Aggression and violence are not just for boys anymore. According to a 2010 survey by the Substance Abuse and Mental Health Services Administration (SAMHSA), while one in three boys aged 12–17 have been involved in a serious fight (individually or as part of a group) or attacked someone intending to do physical harm, the figures for girls in the same age range were almost as bad: 26.7%, or more than one in four. And that’s just a single-year average.
Simply assuming that “my daughter would never do a thing like that” is not the answer. Few teenagers are naturally immune to peer pressure or to the stretched tempers of modern stress. Parents who take it for granted that their kids are inherently “too good” to get into trouble, are all too likely to get unpleasant surprises down the road.
What is the answer? Well, according to Pamela S. Hyde of SAMHSA: “We need to do a better job reaching girls at risk and teaching them how to resolve problems without resorting to violence” (AP January 15, 2010). Particularly “at risk” demographics include teenagers who become involved with binge drinking or marijuana use, who come from low-income families, or who are doing poorly in school and/or habitually truant.
Whether or not any of these higher-risk factors exist in your family, your daughter needs to learn appropriate conflict management with your support. Success in conflict management can be boiled down to a three-step process. Practice the steps regularly yourself, and teach them to your daughters by word and example.
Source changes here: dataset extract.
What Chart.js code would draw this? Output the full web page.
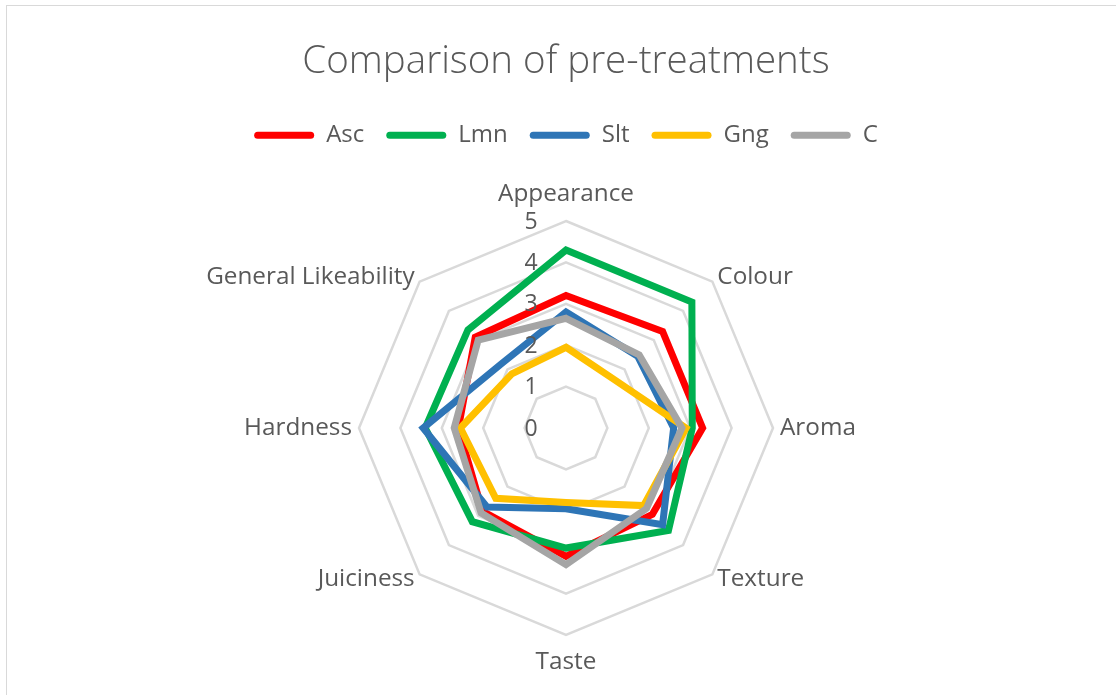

Step One: Strengthen your self-awareness and self-control. In conflict situations, the only variable you can fully control is yourself. Preparation for effective conflict management is based, first and foremost, on realistic self-study. By knowing your own strong and vulnerable points, you increase your self-control; by strengthening your self-control, you learn to respond effectively to situations, instead of simply reacting.
Step Two: Manage your own anger. Letting your outrage erupt in a hot situation only fuels the fire, perhaps to the point of explosion. To master emotional control, learn what pushes your personal buttons, how your feelings develop, and how that leads to anger. Once you know your own anger buttons, you can control them instead of letting others manipulate you into violent behavior.
Step Three: Learn to confront anger in others. Most people see, hear, and do what they want to see, hear, and do. In conflict situations, personal positions and perceptions automatically become even more rigid. Abandon the need to be right, or even logical. State how you feel—calmly!—but actively listen to the other person as well. Be persistently reasonable. This takes time and effort to master, but it’s the best way to prevent things from escalating into violence.
Even young girls can effectively manage their anger and aggression with this system, but they need support and instruction. Helping them build feelings of self-worth, self-confidence, and self-awareness is a great place to start.